**Work instructions**
Select lines where the word "this" appears.

**Record extracts**
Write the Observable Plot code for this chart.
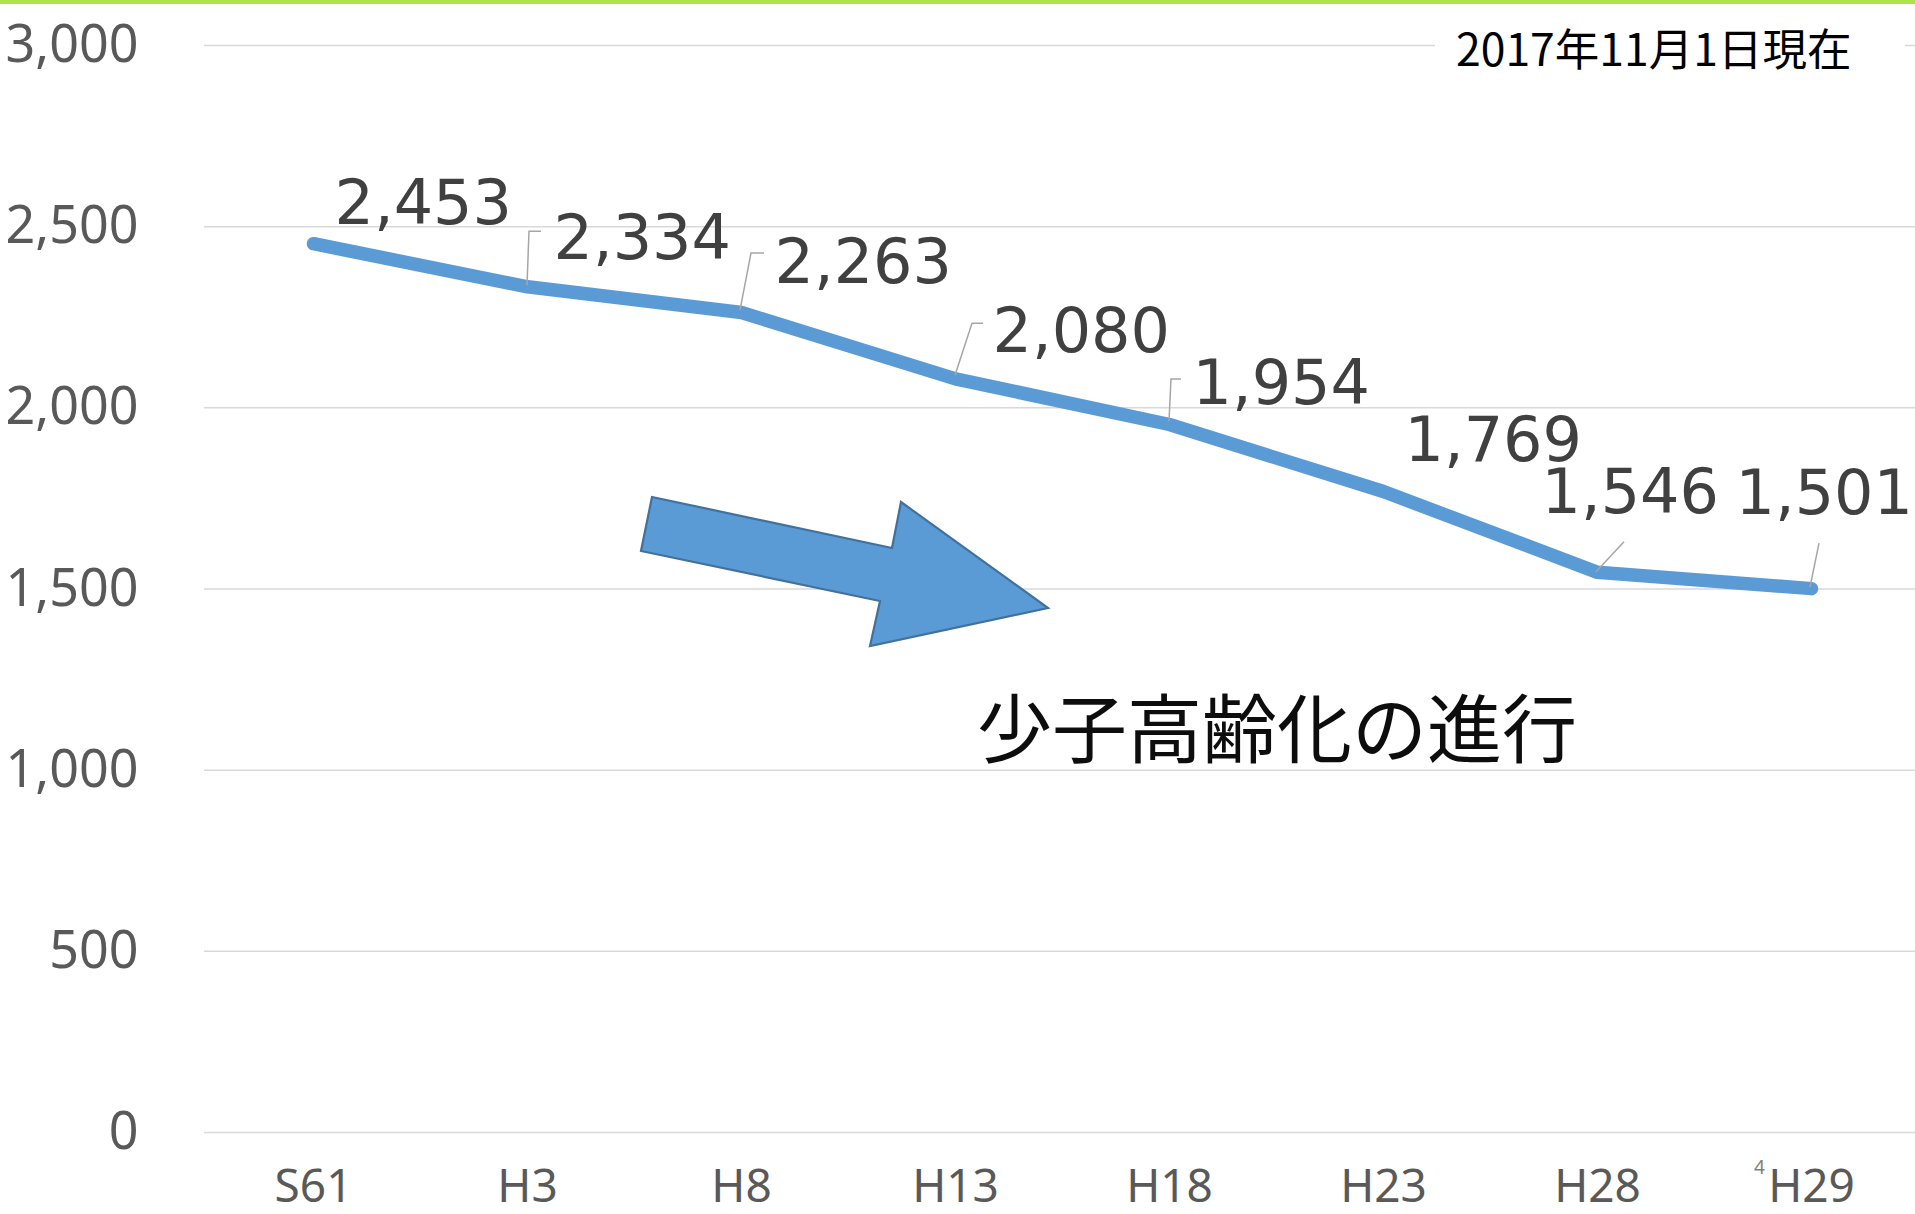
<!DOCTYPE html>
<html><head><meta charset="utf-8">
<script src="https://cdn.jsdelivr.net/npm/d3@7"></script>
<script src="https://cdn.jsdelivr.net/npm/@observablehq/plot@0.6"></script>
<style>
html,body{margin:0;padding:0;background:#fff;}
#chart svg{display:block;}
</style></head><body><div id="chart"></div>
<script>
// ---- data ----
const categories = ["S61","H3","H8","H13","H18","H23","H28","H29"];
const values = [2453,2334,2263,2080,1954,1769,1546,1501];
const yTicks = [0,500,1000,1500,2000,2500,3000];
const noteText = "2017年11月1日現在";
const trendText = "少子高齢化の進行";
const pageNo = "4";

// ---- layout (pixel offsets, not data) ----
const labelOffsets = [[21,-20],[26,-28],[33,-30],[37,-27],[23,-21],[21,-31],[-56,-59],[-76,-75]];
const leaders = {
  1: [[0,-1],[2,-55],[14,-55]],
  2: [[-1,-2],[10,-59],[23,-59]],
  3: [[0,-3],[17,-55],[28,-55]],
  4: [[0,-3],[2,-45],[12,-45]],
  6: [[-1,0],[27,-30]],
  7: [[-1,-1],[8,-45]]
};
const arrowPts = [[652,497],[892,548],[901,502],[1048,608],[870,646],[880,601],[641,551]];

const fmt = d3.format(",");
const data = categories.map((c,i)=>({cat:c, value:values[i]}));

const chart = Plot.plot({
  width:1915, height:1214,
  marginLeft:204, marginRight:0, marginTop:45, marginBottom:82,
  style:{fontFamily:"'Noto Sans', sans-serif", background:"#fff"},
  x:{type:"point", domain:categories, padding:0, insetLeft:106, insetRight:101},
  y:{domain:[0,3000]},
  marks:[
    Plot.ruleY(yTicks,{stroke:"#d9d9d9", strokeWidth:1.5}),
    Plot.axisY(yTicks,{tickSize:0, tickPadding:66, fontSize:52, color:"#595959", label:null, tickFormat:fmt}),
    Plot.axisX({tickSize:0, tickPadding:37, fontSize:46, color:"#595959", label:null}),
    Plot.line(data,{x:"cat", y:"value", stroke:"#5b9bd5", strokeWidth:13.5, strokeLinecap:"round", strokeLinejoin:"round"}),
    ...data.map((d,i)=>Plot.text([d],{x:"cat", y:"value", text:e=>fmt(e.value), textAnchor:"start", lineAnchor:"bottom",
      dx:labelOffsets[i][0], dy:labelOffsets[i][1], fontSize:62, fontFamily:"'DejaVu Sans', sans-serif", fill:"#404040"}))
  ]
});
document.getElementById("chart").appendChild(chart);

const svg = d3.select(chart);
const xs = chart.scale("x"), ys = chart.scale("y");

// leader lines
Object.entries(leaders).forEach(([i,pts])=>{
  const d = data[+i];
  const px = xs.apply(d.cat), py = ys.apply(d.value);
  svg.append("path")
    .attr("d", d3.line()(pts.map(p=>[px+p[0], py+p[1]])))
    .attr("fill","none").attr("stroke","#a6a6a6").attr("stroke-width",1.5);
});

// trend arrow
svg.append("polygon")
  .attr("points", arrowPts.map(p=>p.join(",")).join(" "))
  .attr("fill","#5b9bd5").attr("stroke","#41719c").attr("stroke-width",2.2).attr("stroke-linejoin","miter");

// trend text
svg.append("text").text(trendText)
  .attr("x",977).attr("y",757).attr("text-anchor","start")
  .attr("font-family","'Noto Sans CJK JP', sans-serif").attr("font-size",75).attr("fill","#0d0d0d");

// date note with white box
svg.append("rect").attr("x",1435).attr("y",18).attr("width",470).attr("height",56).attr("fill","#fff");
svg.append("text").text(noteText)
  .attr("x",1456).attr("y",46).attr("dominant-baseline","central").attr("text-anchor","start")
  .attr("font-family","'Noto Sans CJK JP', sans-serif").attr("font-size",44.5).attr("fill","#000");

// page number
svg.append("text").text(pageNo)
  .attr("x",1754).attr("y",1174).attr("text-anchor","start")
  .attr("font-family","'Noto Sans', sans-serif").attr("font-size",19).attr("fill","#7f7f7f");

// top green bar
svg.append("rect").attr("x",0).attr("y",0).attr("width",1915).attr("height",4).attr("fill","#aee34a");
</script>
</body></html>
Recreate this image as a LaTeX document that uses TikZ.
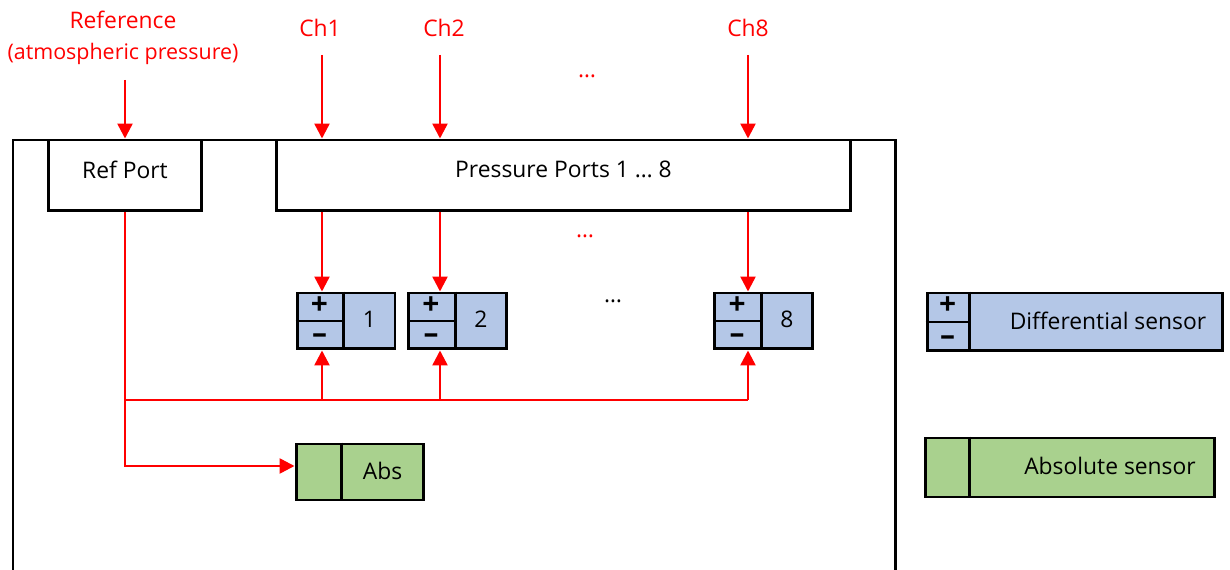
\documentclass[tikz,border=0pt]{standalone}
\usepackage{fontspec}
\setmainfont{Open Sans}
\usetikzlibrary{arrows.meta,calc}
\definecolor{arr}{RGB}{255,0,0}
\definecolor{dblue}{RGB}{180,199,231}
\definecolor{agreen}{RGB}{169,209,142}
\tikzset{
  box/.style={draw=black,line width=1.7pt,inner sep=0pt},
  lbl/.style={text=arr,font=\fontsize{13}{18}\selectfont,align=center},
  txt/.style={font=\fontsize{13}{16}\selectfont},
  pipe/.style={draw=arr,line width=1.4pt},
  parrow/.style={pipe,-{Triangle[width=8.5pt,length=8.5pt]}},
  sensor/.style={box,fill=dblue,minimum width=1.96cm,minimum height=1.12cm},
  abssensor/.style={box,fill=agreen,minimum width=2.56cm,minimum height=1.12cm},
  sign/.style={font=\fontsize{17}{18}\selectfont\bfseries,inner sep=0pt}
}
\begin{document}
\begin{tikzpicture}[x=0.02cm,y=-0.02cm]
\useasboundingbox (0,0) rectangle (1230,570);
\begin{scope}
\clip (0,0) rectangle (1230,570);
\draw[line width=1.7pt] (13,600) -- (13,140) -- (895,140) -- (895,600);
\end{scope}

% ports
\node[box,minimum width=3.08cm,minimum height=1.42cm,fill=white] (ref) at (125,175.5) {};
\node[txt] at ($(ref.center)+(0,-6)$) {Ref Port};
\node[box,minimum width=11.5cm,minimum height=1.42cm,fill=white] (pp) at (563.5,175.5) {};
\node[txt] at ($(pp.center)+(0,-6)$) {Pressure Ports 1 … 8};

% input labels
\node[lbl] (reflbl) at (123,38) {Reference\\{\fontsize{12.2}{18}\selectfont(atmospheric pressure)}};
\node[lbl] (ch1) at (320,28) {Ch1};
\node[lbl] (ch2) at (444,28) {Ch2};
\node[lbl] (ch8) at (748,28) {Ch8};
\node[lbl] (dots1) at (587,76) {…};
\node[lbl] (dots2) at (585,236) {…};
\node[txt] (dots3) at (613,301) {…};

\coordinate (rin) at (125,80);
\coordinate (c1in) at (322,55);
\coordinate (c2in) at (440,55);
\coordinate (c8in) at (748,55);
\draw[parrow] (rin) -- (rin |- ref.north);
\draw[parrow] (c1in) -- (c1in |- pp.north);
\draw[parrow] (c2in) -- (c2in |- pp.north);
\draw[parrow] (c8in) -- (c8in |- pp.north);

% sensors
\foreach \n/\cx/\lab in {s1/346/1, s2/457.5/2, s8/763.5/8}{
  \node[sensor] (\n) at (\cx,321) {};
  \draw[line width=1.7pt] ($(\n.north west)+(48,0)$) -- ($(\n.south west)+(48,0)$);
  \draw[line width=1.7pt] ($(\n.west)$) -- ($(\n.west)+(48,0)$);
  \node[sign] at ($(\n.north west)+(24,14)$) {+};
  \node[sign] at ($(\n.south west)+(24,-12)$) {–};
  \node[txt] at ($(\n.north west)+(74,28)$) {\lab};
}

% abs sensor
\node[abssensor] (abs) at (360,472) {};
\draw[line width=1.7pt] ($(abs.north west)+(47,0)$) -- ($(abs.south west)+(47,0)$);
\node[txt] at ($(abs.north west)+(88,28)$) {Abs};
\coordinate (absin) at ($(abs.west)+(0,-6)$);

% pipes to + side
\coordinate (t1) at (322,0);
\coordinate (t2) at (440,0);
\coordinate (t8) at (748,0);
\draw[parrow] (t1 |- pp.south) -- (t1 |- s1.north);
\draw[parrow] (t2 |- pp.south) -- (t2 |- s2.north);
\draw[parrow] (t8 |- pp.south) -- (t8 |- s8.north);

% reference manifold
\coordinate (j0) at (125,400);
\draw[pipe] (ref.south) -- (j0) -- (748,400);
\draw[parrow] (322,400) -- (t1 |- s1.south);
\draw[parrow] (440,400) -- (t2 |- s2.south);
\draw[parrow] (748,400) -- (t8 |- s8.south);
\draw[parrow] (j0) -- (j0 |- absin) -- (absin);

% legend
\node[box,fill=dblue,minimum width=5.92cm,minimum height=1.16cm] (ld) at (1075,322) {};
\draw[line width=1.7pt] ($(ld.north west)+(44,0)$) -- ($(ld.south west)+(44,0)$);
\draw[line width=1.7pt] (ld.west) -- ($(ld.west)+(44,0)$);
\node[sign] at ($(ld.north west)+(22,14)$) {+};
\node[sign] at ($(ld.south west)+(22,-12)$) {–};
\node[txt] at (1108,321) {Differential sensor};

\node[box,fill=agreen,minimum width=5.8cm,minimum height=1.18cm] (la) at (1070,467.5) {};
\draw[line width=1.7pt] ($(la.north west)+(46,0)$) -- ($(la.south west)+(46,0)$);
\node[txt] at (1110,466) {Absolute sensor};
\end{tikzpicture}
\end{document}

**Reply to the exercise**
Write the Observable Plot code for this chart.
Recreate this image as a LaTeX document that uses TikZ.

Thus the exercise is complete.